The BSP could advise both the organization and the board members about how to more effectively interact with each other so that neither dreaded attending regular meetings.

I am not sure if a BSP would essentially just be a recruitment firm or if the board members would work for them. The former situation would more easily permit board members to serve voluntarily. The latter might require a stipend of some sort.

I am not sure how a stipend might be resolved legally, but if a board member was paid by a separate company and if it wasn’t much more significant than gas money, it might pass muster.

One of the benefits of engaging a BSP for a non-profit is that you could actually have a healthy rotation of people through your board when the BSP assigned new people as terms expired.

A robust rotation system might also prove an incentive to companies to encourage employees to participate in non-profit boards via a BSP. The networking opportunities available as people rotated through the boards of different organizations can be valuable to companies. If the BSP is helping the non-profits provide pertinent information in an organized manner and the board meetings are being run efficiently, few may feel the experience is a waste of their time.

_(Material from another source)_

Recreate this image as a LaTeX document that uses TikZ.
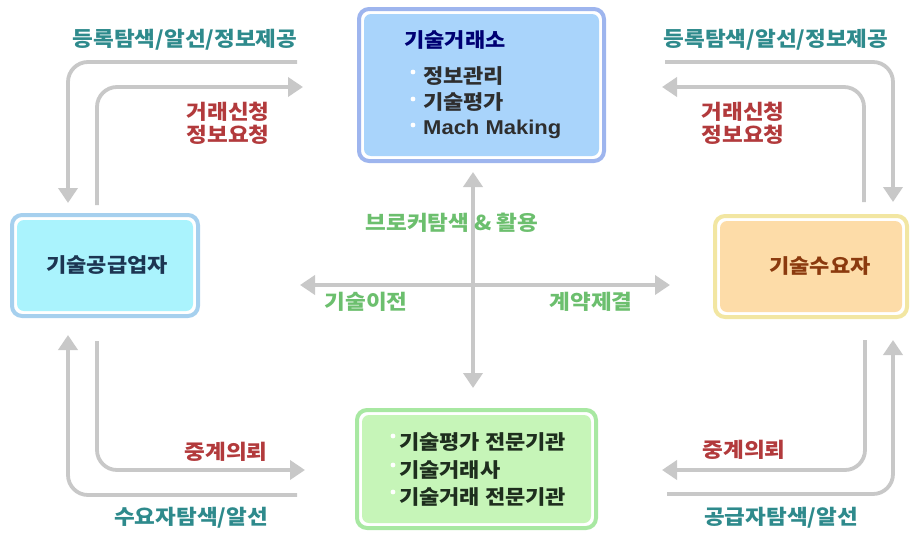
\documentclass[tikz,border=0pt]{standalone}
\usepackage{fontspec}
\setmainfont{Noto Sans CJK KR}[FakeStretch=1.1]
\newfontfamily\latinfont{Liberation Sans}
\usetikzlibrary{arrows.meta}

\definecolor{flowgray}{HTML}{C8C8C8}
\definecolor{tealtxt}{HTML}{2E8A8C}
\definecolor{redtxt}{HTML}{B23A3C}
\definecolor{greentxt}{HTML}{6CBF6E}
\definecolor{exchBorder}{HTML}{9EB5EE}
\definecolor{exchFill}{HTML}{A9D4FB}
\definecolor{suppBorder}{HTML}{A6D0EE}
\definecolor{suppFill}{HTML}{AAF3FD}
\definecolor{demBorder}{HTML}{F2E6A2}
\definecolor{demFill}{HTML}{FDDCA8}
\definecolor{agBorder}{HTML}{A8E8A2}
\definecolor{agFill}{HTML}{C6F5B8}

\tikzset{
  tip/.style={-{Triangle[width=19pt,length=15pt]}},
  flow/.style={draw=flowgray, line width=3.8pt, rounded corners=20pt, tip},
  twoway/.style={draw=flowgray, line width=3.8pt,
    {Triangle[width=19pt,length=15pt]}-{Triangle[width=19pt,length=15pt]}},
  lbl/.style={font=\bfseries\fontsize{20.5}{23}\selectfont, inner sep=0pt},
  boxtxt/.style={font=\bfseries\fontsize{20}{22}\selectfont, inner sep=0pt},
  panel/.style 2 args={draw=#1, line width=4pt, fill=white, rounded corners=10pt,
    inner sep=0pt,
    path picture={\fill[#2, rounded corners=7pt]
      ([shift={(5pt,-5pt)}]path picture bounding box.north west) rectangle
      ([shift={(-5pt,5pt)}]path picture bounding box.south east);}},
  dot/.style={fill=white},
}

\begin{document}
\begin{tikzpicture}[x=1pt,y=-1pt]
\useasboundingbox (0,0) rectangle (912,533);

% ---- boxes ----
\node[panel={exchBorder}{exchFill}, minimum width=245pt, minimum height=152pt] (exch) at (481.5,85) {};
\node[panel={suppBorder}{suppFill}, minimum width=186pt, minimum height=101pt] (supp) at (105,265.5) {};
\node[panel={demBorder}{demFill}, minimum width=192pt, minimum height=101pt] (dem) at (811,266.5) {};
\node[panel={agBorder}{agFill}, minimum width=239pt, minimum height=118pt] (agency) at (476.5,469) {};

% ---- box texts ----
\node[boxtxt, text=blue!45!black] (exchTitle) at (455,40) {기술거래소};
\node[boxtxt, text=black!82, anchor=west] (exchA) at (423,76) {정보관리};
\node[boxtxt, text=black!82, anchor=west] (exchB) at (423,102) {기술평가};
\node[boxtxt, text=black!82, anchor=west] (exchC) at (423,129)
  {\latinfont\fontsize{20}{22}\selectfont\scalebox{1.1}[1]{Mach Making}};
\foreach \yy in {72,99,125} \fill[dot] (413,\yy) circle (2.4pt);

\node[boxtxt, text={rgb,255:red,28;green,53;blue,82}] (suppTxt) at (107,265) {기술공급업자};
\node[boxtxt, text={rgb,255:red,139;green,58;blue,14}] (demTxt) at (820,266) {기술수요자};

\node[boxtxt, text={rgb,255:red,30;green,46;blue,30}, anchor=west] (agA) at (399,442) {기술평가 전문기관};
\node[boxtxt, text={rgb,255:red,30;green,46;blue,30}, anchor=west] (agB) at (399,470) {기술거래사};
\node[boxtxt, text={rgb,255:red,30;green,46;blue,30}, anchor=west] (agC) at (399,497) {기술거래 전문기관};
\foreach \yy in {436,465,492} \fill[dot] (393,\yy) circle (2.4pt);

% ---- arrow end points ----
\coordinate (tlOutA) at (297,62);   \coordinate (tlOutB) at (68,203);
\coordinate (tlInA)  at (97,205);   \coordinate (tlInB)  at (303,87);
\coordinate (trOutA) at (665,62);   \coordinate (trOutB) at (893,202);
\coordinate (trInA)  at (864,202);  \coordinate (trInB)  at (662,87);
\coordinate (blOutA) at (297,495);  \coordinate (blOutB) at (68,335);
\coordinate (blInA)  at (97,341);   \coordinate (blInB)  at (305,470);
\coordinate (brInA)  at (865,340);  \coordinate (brInB)  at (662,470);
\coordinate (brOutA) at (667,494);  \coordinate (brOutB) at (893,340);
\coordinate (vTop) at (473,172);    \coordinate (vBot) at (473,388);
\coordinate (hLeft) at (300,285);   \coordinate (hRight) at (670,285);

% ---- arrows ----
\draw[flow] (tlOutA) -| (tlOutB);
\draw[flow] (tlInA) |- (tlInB);
\draw[flow] (trOutA) -| (trOutB);
\draw[flow] (trInA) |- (trInB);
\draw[flow] (blOutA) -| (blOutB);
\draw[flow] (blInA) |- (blInB);
\draw[flow] (brInA) |- (brInB);
\draw[flow] (brOutA) -| (brOutB);
\draw[twoway] (vTop) -- (vBot);
\draw[twoway] (hLeft) -- (hRight);

% ---- arrow labels ----
\node[lbl, text=tealtxt] (tlTeal) at (185,40) {등록탐색/알선/정보제공};
\node[lbl, text=redtxt, align=center] (tlRed) at (228,123) {거래신청\\정보요청};
\node[lbl, text=tealtxt] (trTeal) at (776,40) {등록탐색/알선/정보제공};
\node[lbl, text=redtxt, align=center] (trRed) at (743,123) {거래신청\\정보요청};
\node[lbl, text=redtxt] (blRed) at (226,452) {중계의뢰};
\node[lbl, text=tealtxt] (blTeal) at (191,518) {수요자탐색/알선};
\node[lbl, text=redtxt] (brRed) at (744,450) {중계의뢰};
\node[lbl, text=tealtxt] (brTeal) at (781,518) {공급자탐색/알선};
\node[lbl, text=greentxt] (broker) at (452,223) {브로커탐색 \& 활용};
\node[lbl, text=greentxt] (transfer) at (366,302) {기술이전};
\node[lbl, text=greentxt] (contract) at (591,302) {계약제결};
\end{tikzpicture}
\end{document}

These scenarios assume a situation similar to the current arrangement of part-time board members helping to manage a non-profit with some guidance and oversight from a BSP rather than full-time oversight from a BSP simply because of the costs involved with the latter option.

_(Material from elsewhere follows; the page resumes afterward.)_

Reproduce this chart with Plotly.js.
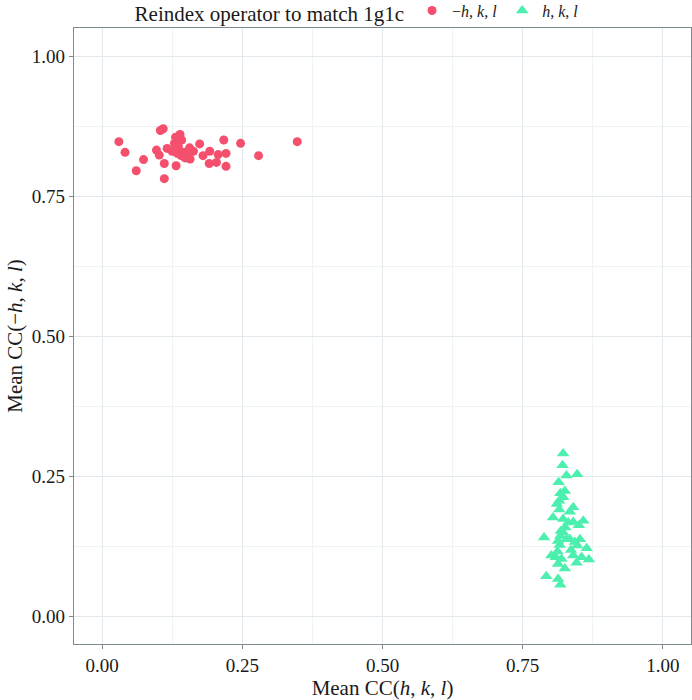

In terms of how even part time services from a BSP might be paid for, I envision a dedicated good governance fund administered by a state arts council. If the arts council can’t find a source willing to specifically fund this, they might charge participating arts organizations a nominal fee and create a pool of money to pay a BSP.

The participating arts organizations could then choose from among a number of available board service providers.